- **What to work on**
Below this line are records; write out exactly the lines from the one containing "Convert this chart to matplotlib code." through the one containing "plt.rcParams['font.family'] = ['Liberation", with the pictures left out.

- **Raw records**
========================

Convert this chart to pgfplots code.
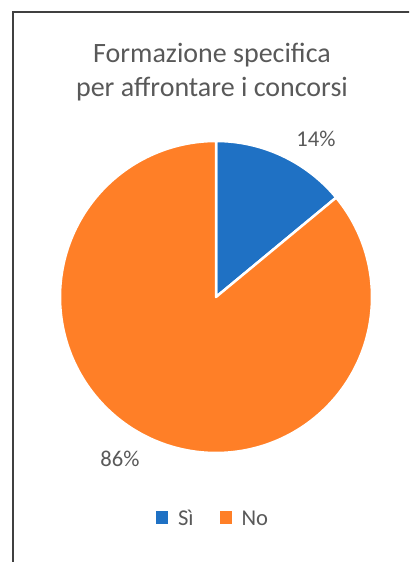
\documentclass[border=0pt]{standalone}
\usepackage{fontspec}
\setmainfont{Carlito}
\usepackage{pgfplots}
\pgfplotsset{compat=1.18}
\definecolor{cSi}{HTML}{1F71C4}
\definecolor{cNo}{HTML}{FF7F27}
\definecolor{ctext}{HTML}{595959}
\definecolor{cframe}{HTML}{404040}

% share values (percent)
\def\valSi{14}
\def\valNo{86}

\begin{document}
\begin{tikzpicture}
	% one axis unit = one pixel of the reference (409 x 562)
	\begin{axis}[
			hide axis,
			scale only axis,
			width=204.5pt, height=281pt,
			xmin=0, xmax=409, ymin=0, ymax=562,
			legend columns=2,
			legend image code/.code={\fill[#1] (0pt,1pt) rectangle (6pt,7.5pt);},
			legend style={
					draw=none, fill=none, inner sep=0pt, outer sep=0pt,
					at={(axis cs:156,33)}, anchor=south west,
					nodes={inner sep=0pt, anchor=base west, text=ctext,
							font=\fontsize{11.3}{13.5}\selectfont},
					/tikz/every odd column/.append style={column sep=5pt},
					/tikz/every even column/.append style={column sep=13pt},
				},
		]
		\path (rel axis cs:0,0) rectangle (rel axis cs:1,1);

		\pgfmathsetmacro{\aStart}{90}
		\pgfmathsetmacro{\aMid}{90-3.6*\valSi}
		\pgfmathsetmacro{\aEnd}{\aMid-3.6*\valNo}

		% slices
		\addplot[fill=cSi, draw=white, line width=1.25pt, line join=round,
			domain=\aMid:\aStart, samples=60, forget plot]
		({216+156*cos(x)}, {265+156*sin(x)}) -- (axis cs:216,265) -- cycle;
		\addplot[fill=cNo, draw=white, line width=1.25pt, line join=round,
			domain=\aEnd:\aMid, samples=200, forget plot]
		({216+156*cos(x)}, {265+156*sin(x)}) -- (axis cs:216,265) -- cycle;

		% frame of the chart area
		\draw[cframe, line width=0.7pt] (axis cs:13,-10) -- (axis cs:13,550) -- (axis cs:420,550);

		% title
		\node[anchor=base, text=ctext, font=\fontsize{14}{17}\selectfont, inner sep=0pt]
		at (axis cs:212,499) {Formazione specifica};
		\node[anchor=base, text=ctext, font=\fontsize{14}{17}\selectfont, inner sep=0pt]
		at (axis cs:212,465) {per affrontare i concorsi};

		% data labels
		\node[anchor=base, text=ctext, font=\fontsize{11.3}{13.5}\selectfont, inner sep=0pt]
		at (axis cs:316,415) {\valSi\%};
		\node[anchor=base, text=ctext, font=\fontsize{11.3}{13.5}\selectfont, inner sep=0pt]
		at (axis cs:120,95) {\valNo\%};

		\addlegendimage{fill=cSi, draw=none}
		\addlegendentry{Sì}
		\addlegendimage{fill=cNo, draw=none}
		\addlegendentry{No}
	\end{axis}
\end{tikzpicture}
\end{document}
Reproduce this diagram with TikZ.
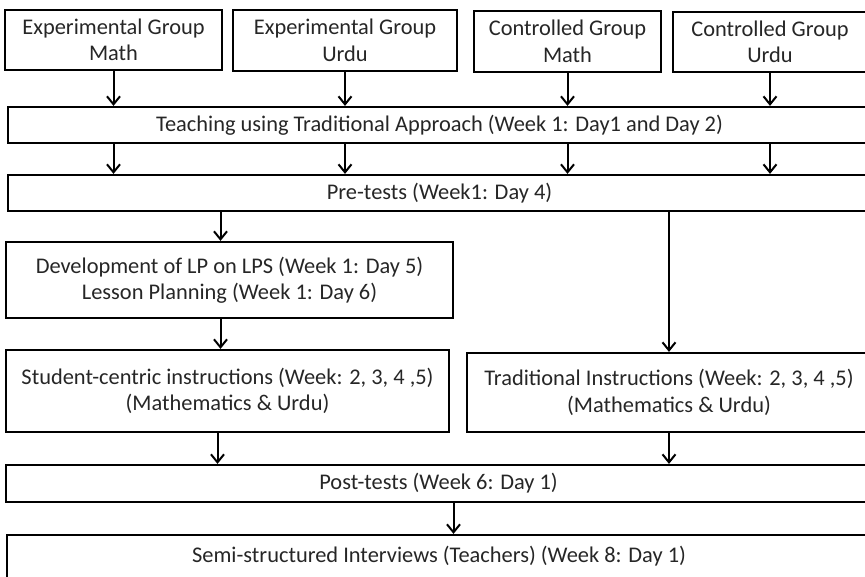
\documentclass[tikz,border=0pt]{standalone}
\usepackage{fontspec}
\setmainfont{Carlito}
\usetikzlibrary{arrows.meta}
\begin{document}
\begin{tikzpicture}[x=1pt,y=-1pt,
  box/.style={draw, line width=2.2pt, align=center, inner sep=0pt, text=black!85,
    font=\fontsize{22.4}{26.5}\selectfont},
  link/.style={->, line width=2pt},
  >={Straight Barb[length=8pt,width=13pt]}]
\clip (0,0) rectangle (865,576);
% groups
\node[box, minimum width=217pt, minimum height=60pt] (egm) at (113.5,40) {Experimental Group\\Math};
\node[box, minimum width=224pt, minimum height=61pt] (egu) at (345,40.5) {Experimental Group\\Urdu};
\node[box, minimum width=187pt, minimum height=61pt] (cgm) at (567.5,41.5) {Controlled Group\\Math};
\node[box, minimum width=194pt, minimum height=60pt] (cgu) at (770,42) {Controlled Group\\Urdu};
% phases
\node[box, minimum width=863pt, minimum height=36pt] (teach) at (439.5,125) {Teaching using Traditional Approach (Week 1: Day1 and Day 2)};
\node[box, minimum width=863pt, minimum height=36pt] (pre) at (439.5,193) {Pre-tests (Week1: Day 4)};
\node[box, minimum width=447pt, minimum height=76pt] (dev) at (229.5,280) {Development of LP on LPS (Week 1: Day 5)\\Lesson Planning (Week 1: Day 6)};
\node[box, minimum width=443pt, minimum height=82pt] (stud) at (227.5,391) {Student-centric instructions (Week: 2, 3, 4 ,5)\\(Mathematics \& Urdu)};
\node[box, minimum width=404pt, minimum height=79pt] (trad) at (669,392.5) {Traditional Instructions (Week: 2, 3, 4 ,5)\\(Mathematics \& Urdu)};
\node[box, minimum width=865pt, minimum height=37pt] (post) at (438.5,483.5) {Post-tests (Week 6: Day 1)};
\node[box, minimum width=864pt, minimum height=43pt] (semi) at (439,556.5) {Semi-structured Interviews (Teachers) (Week 8: Day 1)};
% arrows
\foreach \g in {egm,egu,cgm,cgu}{
  \draw[link] (\g.south) -- (\g.south |- teach.north);
  \draw[link] (\g.south |- teach.south) -- (\g.south |- pre.north);
}
\draw[link] ([xshift=-9pt]dev.north |- pre.south) -- ([xshift=-9pt]dev.north);
\draw[link] (trad.north |- pre.south) -- (trad.north);
\draw[link] ([xshift=-9pt]dev.south) -- ([xshift=-9pt]dev.south |- stud.north);
\draw[link] ([xshift=-10pt]stud.south) -- ([xshift=-10pt]stud.south |- post.north);
\draw[link] (trad.south) -- (trad.south |- post.north);
\draw[link] ([xshift=15pt]post.south) -- ([xshift=15pt]post.south |- semi.north);
\end{tikzpicture}
\end{document}
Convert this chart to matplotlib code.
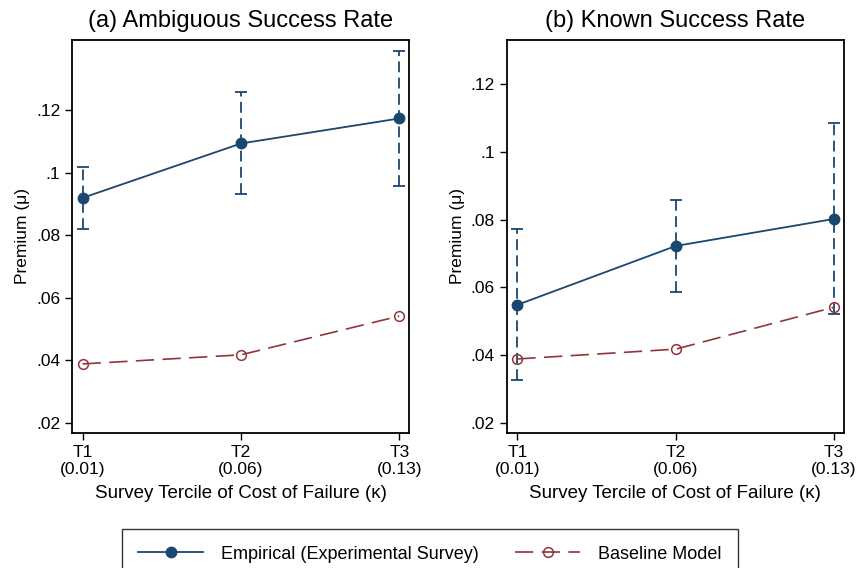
import matplotlib
matplotlib.use("Agg")
import matplotlib.pyplot as plt
from matplotlib.lines import Line2D
from matplotlib.ticker import FuncFormatter

plt.rcParams['font.family'] = ['Liberation Sans', 'DejaVu Sans']

terciles = [1, 2, 3]
tick_labels = ["T1\n(0.01)", "T2\n(0.06)", "T3\n(0.13)"]

# (a) ambiguous success rate
amb_emp = [0.0919, 0.1093, 0.1173]
amb_lo = [0.0819, 0.0930, 0.0958]
amb_hi = [0.1017, 0.1258, 0.1390]
amb_base = [0.0388, 0.0417, 0.0541]

# (b) known success rate
kno_emp = [0.0548, 0.0722, 0.0802]
kno_lo = [0.0325, 0.0587, 0.0520]
kno_hi = [0.0772, 0.0858, 0.1087]
kno_base = [0.0388, 0.0417, 0.0541]

navy = "#1a476f"
maroon = "#90353b"


def fmt(v, pos):
    s = "%g" % round(v, 3)
    return s.replace("0.", ".", 1) if s.startswith("0.") else s


def panel(ax, title, emp, lo, hi, base, ylim):
    yerr = [[e - l for e, l in zip(emp, lo)], [h - e for h, e in zip(hi, emp)]]
    eb = ax.errorbar(terciles, emp, yerr=yerr, fmt='none', ecolor=navy,
                     elinewidth=1.3, capsize=4, capthick=1.3, zorder=2)
    for lc in eb.lines[2]:
        lc.set_linestyle((0, (6, 3)))
    ax.plot(terciles, emp, color=navy, lw=1.3, marker='o', ms=7.5, zorder=3)
    ax.plot(terciles, base, color=maroon, lw=1.2, dashes=(11, 5), marker='o',
            ms=7, mfc='none', mew=1.1, zorder=3)
    ax.set_xlim(0.933, 3.063)
    ax.set_ylim(*ylim)
    ax.set_xticks(terciles)
    ax.set_xticklabels(tick_labels)
    ax.set_yticks([0.02, 0.04, 0.06, 0.08, 0.10, 0.12])
    ax.yaxis.set_major_formatter(FuncFormatter(fmt))
    ax.tick_params(labelsize=12.5, length=5, width=1)
    ax.set_title(title, fontsize=17, pad=9)
    ax.set_ylabel(u"Premium (\u03bc)", fontsize=12.5)
    ax.set_xlabel(u"Survey Tercile of Cost of Failure (\u03ba)", fontsize=13.5, labelpad=6)
    for s in ax.spines.values():
        s.set_linewidth(1.3)


fig = plt.figure(figsize=(8.58, 5.68), dpi=100)
ax1 = fig.add_axes([0.0839, 0.2382, 0.3931, 0.6914])
ax2 = fig.add_axes([0.5906, 0.2382, 0.3931, 0.6914])

panel(ax1, "(a) Ambiguous Success Rate", amb_emp, amb_lo, amb_hi, amb_base, (0.0168, 0.1424))
panel(ax2, "(b) Known Success Rate", kno_emp, kno_lo, kno_hi, kno_base, (0.017, 0.1331))

handles = [
    Line2D([], [], color=navy, lw=1.3, marker='o', ms=7.5),
    Line2D([], [], color=maroon, lw=1.2, dashes=(11, 5), marker='o', ms=7, mfc='none', mew=1.1),
]
leg = fig.legend(handles, ["Empirical (Experimental Survey)", "Baseline Model"],
                 loc='lower center', bbox_to_anchor=(0.501, -0.035), ncol=2,
                 fontsize=13, frameon=True, fancybox=False, handlelength=3.6,
                 columnspacing=2.0, borderpad=0.9, handletextpad=1.0)
leg.get_frame().set_edgecolor('black')
leg.get_frame().set_linewidth(1.0)

fig.savefig("out.png", dpi=100)
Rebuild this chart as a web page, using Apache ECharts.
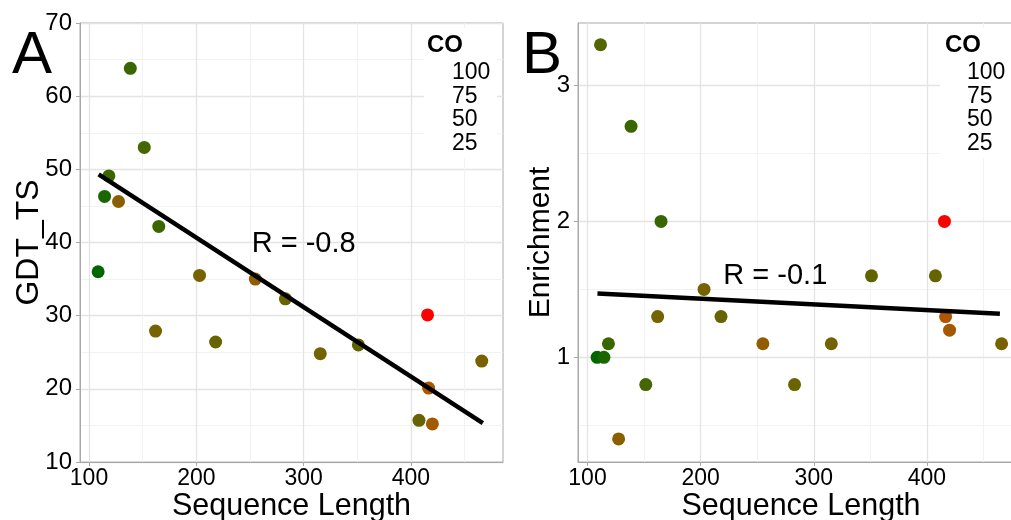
<!DOCTYPE html>
<html><head><meta charset="utf-8">
<script src="https://cdn.jsdelivr.net/npm/echarts@6/dist/echarts.min.js"></script>
<style>html,body{margin:0;padding:0;background:#fff}#c{width:1011px;height:520px}</style>
</head><body><div id="c"></div>
<script>
// ---- data ----
const seqLen       = [108.5, 111.5, 114.5, 118.5, 127.5, 138.5, 151.5, 162, 165, 203, 218, 255, 283, 315.5, 351, 407.5, 415.5, 416.5, 420, 466];
const gdtTs        = [36.0, null, 46.3, 49.1, 45.6, 63.8, 53.0, 27.9, 42.2, 35.5, 26.4, 35.0, 32.3, 24.8, 26.0, 15.7, 30.1, 20.1, 15.2, 23.8];
const enrichment   = [1.0, 3.3, 1.0, 1.1, 0.4, 2.7, 0.8, 1.3, 2.0, 1.5, 1.3, 1.1, 0.8, 1.1, 1.6, 1.6, 2.0, 1.3, 1.2, 1.1];
const contactOrder = [20, 47, 28, 38, 72, 38, 42, 62, 38, 62, 54, 74, 56, 60, 52, 54, 110, 88, 82, 64];
const fitA = [[109, 49.3], [467, 15.3]];
const fitB = [[108.8, 1.47], [464.5, 1.32]];
const annA = [[300, 39.8, 'R = -0.8']];
const annB = [[266, 1.6, 'R = -0.1']];
const xTicks = [100, 200, 300, 400];
const xMinor = [150, 250, 350, 450];
const yTicksB = [1, 2, 3];
const yMinorB = [0.5, 1.5, 2.5];
const legendLabels = ['100', '75', '50', '25'];
const legendTitle = 'CO';

// ---- build ----
const FONT = '"Liberation Sans", Arial, sans-serif';
const ptsA = [], ptsB = [];
seqLen.forEach((x, i) => {
  if (gdtTs[i] != null) ptsA.push([x, gdtTs[i], contactOrder[i]]);
  ptsB.push([x, enrichment[i], contactOrder[i]]);
});
const MAJOR = {show: true, lineStyle: {color: '#e4e4e4', width: 1.3}};
const MINOR = {show: true, lineStyle: {color: '#f2f2f2', width: 1}};
const AXC = '#a8a8a8';
const XMIN = 91.6, XMAX = 485.8;

function mainX(grid) {
  return {type: 'value', gridIndex: grid, min: XMIN, max: XMAX, position: 'bottom',
    name: 'Sequence Length', nameLocation: 'middle', nameGap: 29, nameMoveOverlap: false,
    nameTextStyle: {fontSize: 30.5, fontFamily: FONT, color: '#000'},
    axisLine: {show: true, lineStyle: {color: AXC}},
    axisTick: {show: true, length: 4, lineStyle: {color: AXC}, customValues: xTicks},
    axisLabel: {customValues: xTicks, fontSize: 23, fontFamily: FONT, color: '#000', margin: 5},
    splitLine: MAJOR, z: 1};
}
function minorX(grid) {
  return {type: 'value', gridIndex: grid, min: XMIN, max: XMAX, position: 'top',
    axisLine: {show: false}, axisTick: {show: false, customValues: xMinor},
    axisLabel: {show: false, customValues: xMinor}, splitLine: MINOR, z: 0};
}
const chart = echarts.init(document.getElementById('c'));
const txt = (x, y, t, font) => ({type: 'text', x: x, y: y, z: 20,
  style: {text: t, font: font, fill: '#000', textVerticalAlign: 'middle'}});
const legendText = (x0, x1) => {
  const g = [txt(x0, 45, legendTitle, 'bold 24px ' + FONT)];
  legendLabels.forEach((t, i) => g.push(txt(x1, 73 + i * 23.5, t, '23px ' + FONT)));
  return g;
};
const GRIDBASE = {top: 23, height: 439, show: true, borderColor: AXC, borderWidth: 1,
  containLabel: false, outerBoundsMode: 'none'};
const annLabel = {show: true, position: 'inside', formatter: p => p.data[2], fontSize: 29, fontFamily: FONT, color: '#000'};
chart.setOption({
  animation: false,
  backgroundColor: '#fff',
  grid: [
    Object.assign({left: 80, width: 423}, GRIDBASE),
    Object.assign({left: 578, width: 446}, GRIDBASE)
  ],
  xAxis: [mainX(0), minorX(0), mainX(1), minorX(1)],
  yAxis: [
    {type: 'value', gridIndex: 0, min: 10, max: 70, interval: 10,
      name: 'GDT_TS', nameLocation: 'middle', nameGap: 35, nameMoveOverlap: false,
      nameTextStyle: {fontSize: 32, fontFamily: FONT, color: '#000'},
      axisLine: {show: true, lineStyle: {color: AXC}},
      axisTick: {show: true, length: 4, lineStyle: {color: AXC}},
      axisLabel: {fontSize: 24, fontFamily: FONT, color: '#000', margin: 8},
      splitLine: MAJOR, minorTick: {show: false, splitNumber: 2}, minorSplitLine: MINOR},
    {type: 'value', gridIndex: 1, min: 0.23, max: 3.46,
      name: 'Enrichment', nameLocation: 'middle', nameGap: 22, nameMoveOverlap: false,
      nameTextStyle: {fontSize: 30, fontFamily: FONT, color: '#000'},
      axisLine: {show: true, lineStyle: {color: AXC}},
      axisTick: {show: true, length: 4, lineStyle: {color: AXC}, customValues: yTicksB},
      axisLabel: {customValues: yTicksB, fontSize: 24, fontFamily: FONT, color: '#000', margin: 8},
      splitLine: MAJOR, z: 1},
    {type: 'value', gridIndex: 1, min: 0.23, max: 3.46, position: 'right',
      axisLine: {show: false}, axisTick: {show: false, customValues: yMinorB},
      axisLabel: {show: false, customValues: yMinorB}, splitLine: MINOR, z: 0}
  ],
  visualMap: {type: 'continuous', show: false, dimension: 2, min: 20, max: 110, seriesIndex: [0, 2],
    inRange: {color: ['#006600', '#3a6600', '#6a6400', '#8e5e00', '#b85400', '#ff0000']}},
  series: [
    {type: 'scatter', xAxisIndex: 0, yAxisIndex: 0, data: ptsA, symbolSize: 13, z: 3, itemStyle: {opacity: 1}},
    {type: 'line', xAxisIndex: 0, yAxisIndex: 0, data: fitA, showSymbol: false, symbol: 'none',
      lineStyle: {color: '#000', width: 4.5}, z: 4},
    {type: 'scatter', xAxisIndex: 2, yAxisIndex: 1, data: ptsB, symbolSize: 13, z: 3, itemStyle: {opacity: 1}},
    {type: 'line', xAxisIndex: 2, yAxisIndex: 1, data: fitB, showSymbol: false, symbol: 'none',
      lineStyle: {color: '#000', width: 4.5}, z: 4},
    {type: 'scatter', xAxisIndex: 0, yAxisIndex: 0, data: annA, symbolSize: 0, z: 5, silent: true,
      itemStyle: {opacity: 1}, label: annLabel},
    {type: 'scatter', xAxisIndex: 2, yAxisIndex: 1, data: annB, symbolSize: 0, z: 5, silent: true,
      itemStyle: {opacity: 1}, label: annLabel}
  ],
  graphic: [
    {type: 'rect', shape: {x: 424, y: 28, width: 73, height: 130}, style: {fill: '#fff'}, z: 10},
    {type: 'rect', shape: {x: 940, y: 28, width: 80, height: 130}, style: {fill: '#fff'}, z: 10}
  ].concat(legendText(427, 452), legendText(945, 967), [
    txt(12, 56, 'A', '60px ' + FONT),
    txt(522, 56, 'B', '60px ' + FONT)
  ])
});
</script></body></html>
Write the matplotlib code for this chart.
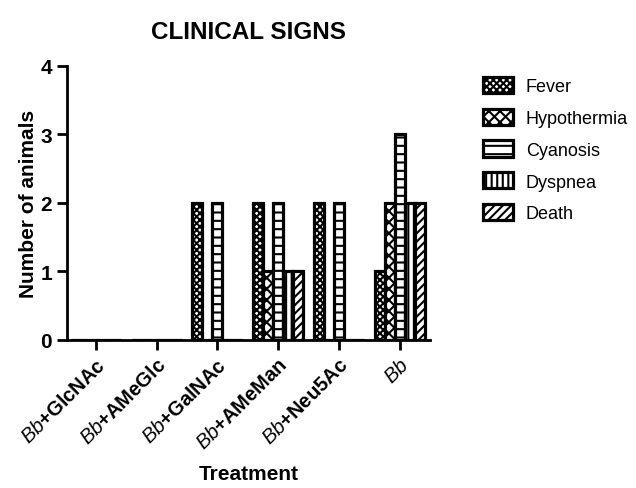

========================

- **Result for this task**
Convert this chart to matplotlib code.
import matplotlib
matplotlib.use("Agg")
import matplotlib.pyplot as plt
from matplotlib.lines import Line2D
from matplotlib.ticker import FuncFormatter

plt.rcParams['font.family'] = ['Liberation Sans', 'DejaVu Sans']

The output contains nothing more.